The exercise:
Extract all lines that hold the string "this".

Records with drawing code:
───

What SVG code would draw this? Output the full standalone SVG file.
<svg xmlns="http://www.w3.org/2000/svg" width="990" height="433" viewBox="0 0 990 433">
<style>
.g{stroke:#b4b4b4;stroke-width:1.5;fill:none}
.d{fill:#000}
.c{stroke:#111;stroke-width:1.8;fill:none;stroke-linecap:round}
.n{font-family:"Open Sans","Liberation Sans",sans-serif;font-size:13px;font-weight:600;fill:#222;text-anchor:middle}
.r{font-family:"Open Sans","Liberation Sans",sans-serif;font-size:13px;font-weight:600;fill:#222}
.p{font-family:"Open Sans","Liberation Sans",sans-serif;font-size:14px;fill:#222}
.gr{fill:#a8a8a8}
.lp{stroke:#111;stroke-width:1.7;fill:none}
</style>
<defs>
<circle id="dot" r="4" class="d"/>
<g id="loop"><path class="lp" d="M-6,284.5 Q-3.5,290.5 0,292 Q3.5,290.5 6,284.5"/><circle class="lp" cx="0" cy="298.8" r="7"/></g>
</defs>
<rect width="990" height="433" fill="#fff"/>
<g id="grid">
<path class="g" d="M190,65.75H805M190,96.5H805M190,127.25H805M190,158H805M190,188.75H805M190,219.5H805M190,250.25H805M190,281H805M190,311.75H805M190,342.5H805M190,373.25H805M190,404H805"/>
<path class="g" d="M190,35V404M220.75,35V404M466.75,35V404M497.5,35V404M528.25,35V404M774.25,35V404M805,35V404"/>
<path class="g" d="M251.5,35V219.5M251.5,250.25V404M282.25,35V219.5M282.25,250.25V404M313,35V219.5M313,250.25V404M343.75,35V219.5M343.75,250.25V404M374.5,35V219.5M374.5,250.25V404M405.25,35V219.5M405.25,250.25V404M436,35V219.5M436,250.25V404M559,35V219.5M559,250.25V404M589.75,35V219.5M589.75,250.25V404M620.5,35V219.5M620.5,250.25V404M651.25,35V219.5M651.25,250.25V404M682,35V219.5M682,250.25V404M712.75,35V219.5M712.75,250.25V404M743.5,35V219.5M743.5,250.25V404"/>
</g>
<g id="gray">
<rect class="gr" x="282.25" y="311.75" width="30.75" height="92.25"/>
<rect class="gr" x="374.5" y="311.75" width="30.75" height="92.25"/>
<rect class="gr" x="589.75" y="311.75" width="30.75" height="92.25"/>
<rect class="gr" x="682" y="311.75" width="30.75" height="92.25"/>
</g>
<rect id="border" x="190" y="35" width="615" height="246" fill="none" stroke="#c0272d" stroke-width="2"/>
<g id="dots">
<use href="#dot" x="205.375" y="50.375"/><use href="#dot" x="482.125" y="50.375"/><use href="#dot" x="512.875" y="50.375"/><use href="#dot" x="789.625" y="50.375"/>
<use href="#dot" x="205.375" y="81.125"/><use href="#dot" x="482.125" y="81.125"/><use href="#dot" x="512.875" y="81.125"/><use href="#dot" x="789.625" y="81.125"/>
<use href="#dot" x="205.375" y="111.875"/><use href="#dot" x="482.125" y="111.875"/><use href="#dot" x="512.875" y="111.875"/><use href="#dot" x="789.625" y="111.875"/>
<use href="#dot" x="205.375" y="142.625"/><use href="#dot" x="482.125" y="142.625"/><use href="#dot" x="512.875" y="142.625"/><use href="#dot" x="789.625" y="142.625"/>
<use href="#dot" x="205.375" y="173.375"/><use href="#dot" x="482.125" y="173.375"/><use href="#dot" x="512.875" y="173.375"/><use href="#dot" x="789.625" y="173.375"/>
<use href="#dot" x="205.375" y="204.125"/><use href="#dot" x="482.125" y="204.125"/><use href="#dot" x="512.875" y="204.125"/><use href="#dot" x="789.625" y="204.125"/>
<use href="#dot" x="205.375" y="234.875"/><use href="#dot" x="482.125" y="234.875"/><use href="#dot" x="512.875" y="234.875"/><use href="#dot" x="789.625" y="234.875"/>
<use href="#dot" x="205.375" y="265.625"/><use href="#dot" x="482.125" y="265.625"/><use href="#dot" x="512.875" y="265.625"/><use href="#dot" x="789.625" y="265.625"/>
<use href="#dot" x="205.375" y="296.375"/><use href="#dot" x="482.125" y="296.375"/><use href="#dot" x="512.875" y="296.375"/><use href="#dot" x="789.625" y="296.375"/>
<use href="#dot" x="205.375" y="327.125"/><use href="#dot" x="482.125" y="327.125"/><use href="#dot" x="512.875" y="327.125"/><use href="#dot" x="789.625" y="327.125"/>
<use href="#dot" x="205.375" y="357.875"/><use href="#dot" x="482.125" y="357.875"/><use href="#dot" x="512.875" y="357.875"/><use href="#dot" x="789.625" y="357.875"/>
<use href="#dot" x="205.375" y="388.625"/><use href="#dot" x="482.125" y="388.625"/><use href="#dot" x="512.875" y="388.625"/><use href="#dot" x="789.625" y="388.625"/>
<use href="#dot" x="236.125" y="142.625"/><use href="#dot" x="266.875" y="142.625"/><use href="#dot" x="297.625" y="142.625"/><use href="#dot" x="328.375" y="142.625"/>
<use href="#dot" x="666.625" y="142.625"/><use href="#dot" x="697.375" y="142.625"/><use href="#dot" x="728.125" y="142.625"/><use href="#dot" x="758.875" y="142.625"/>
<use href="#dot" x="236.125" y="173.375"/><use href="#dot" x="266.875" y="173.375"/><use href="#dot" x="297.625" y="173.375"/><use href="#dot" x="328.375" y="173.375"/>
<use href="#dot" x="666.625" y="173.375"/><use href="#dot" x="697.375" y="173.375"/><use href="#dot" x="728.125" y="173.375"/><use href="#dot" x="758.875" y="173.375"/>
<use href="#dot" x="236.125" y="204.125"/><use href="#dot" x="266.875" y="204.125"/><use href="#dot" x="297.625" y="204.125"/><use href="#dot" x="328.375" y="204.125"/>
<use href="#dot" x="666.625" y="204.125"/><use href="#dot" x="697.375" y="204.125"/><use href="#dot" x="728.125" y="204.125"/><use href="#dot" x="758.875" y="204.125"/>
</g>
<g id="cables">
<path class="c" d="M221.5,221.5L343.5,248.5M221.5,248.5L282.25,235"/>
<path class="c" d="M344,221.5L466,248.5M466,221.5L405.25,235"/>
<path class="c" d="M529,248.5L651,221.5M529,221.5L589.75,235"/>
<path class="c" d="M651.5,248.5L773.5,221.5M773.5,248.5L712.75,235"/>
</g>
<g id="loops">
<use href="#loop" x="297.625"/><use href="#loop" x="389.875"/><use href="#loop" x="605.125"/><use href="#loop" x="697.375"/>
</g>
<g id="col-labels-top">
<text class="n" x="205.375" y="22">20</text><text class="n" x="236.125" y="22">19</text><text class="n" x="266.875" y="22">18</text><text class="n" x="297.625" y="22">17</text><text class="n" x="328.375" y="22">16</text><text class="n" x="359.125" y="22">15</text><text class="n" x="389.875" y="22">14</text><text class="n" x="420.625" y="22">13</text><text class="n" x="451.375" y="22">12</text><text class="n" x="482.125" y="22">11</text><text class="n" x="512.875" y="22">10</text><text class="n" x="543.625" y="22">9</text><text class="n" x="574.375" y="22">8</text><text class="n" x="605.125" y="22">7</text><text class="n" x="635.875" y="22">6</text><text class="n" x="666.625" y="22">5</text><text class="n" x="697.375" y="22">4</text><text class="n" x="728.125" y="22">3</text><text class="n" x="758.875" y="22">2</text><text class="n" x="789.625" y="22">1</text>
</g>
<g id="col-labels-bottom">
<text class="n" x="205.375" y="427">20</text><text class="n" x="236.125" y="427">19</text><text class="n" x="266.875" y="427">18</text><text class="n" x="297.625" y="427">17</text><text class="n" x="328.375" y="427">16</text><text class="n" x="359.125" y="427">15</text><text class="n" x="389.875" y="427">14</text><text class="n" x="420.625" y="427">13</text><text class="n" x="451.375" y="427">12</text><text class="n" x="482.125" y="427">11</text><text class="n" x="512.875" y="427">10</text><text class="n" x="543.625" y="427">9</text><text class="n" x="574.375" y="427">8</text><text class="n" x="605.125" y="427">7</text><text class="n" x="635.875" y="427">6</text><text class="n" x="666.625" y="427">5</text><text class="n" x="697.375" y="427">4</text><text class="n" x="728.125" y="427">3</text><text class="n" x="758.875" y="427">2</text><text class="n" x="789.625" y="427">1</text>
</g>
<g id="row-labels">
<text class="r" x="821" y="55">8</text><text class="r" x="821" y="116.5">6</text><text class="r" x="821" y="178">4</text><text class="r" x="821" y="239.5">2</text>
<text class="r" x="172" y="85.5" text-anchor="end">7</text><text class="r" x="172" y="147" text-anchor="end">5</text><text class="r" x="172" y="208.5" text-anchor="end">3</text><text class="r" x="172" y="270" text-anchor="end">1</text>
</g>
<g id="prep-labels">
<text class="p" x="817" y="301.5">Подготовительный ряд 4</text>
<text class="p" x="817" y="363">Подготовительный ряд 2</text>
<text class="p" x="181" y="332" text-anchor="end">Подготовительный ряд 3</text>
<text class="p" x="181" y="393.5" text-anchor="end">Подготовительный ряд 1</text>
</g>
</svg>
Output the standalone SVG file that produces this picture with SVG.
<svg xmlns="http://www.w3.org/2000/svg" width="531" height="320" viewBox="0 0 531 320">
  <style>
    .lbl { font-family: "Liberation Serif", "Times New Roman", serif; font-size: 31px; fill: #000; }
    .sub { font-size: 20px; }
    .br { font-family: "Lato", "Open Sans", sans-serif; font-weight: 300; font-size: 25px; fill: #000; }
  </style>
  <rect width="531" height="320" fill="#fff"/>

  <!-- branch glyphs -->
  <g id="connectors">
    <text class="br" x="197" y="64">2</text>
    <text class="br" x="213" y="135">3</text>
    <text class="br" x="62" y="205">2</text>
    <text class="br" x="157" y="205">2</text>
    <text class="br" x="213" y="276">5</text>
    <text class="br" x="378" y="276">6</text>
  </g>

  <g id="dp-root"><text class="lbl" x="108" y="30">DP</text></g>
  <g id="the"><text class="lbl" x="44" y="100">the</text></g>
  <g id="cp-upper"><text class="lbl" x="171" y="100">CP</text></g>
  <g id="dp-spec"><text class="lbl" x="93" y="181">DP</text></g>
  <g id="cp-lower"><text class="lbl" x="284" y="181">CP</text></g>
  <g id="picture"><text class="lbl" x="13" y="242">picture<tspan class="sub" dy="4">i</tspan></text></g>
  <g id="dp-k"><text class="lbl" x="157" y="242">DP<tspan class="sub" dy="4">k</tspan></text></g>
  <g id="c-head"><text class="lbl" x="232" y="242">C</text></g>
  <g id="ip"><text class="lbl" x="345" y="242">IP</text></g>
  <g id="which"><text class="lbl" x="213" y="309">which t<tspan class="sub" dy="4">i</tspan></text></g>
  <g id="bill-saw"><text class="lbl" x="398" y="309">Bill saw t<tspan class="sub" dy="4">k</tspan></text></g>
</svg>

───

Written solution:
What SVG code would draw this? Output the full standalone SVG file.
Output the standalone SVG file that produces this picture with SVG.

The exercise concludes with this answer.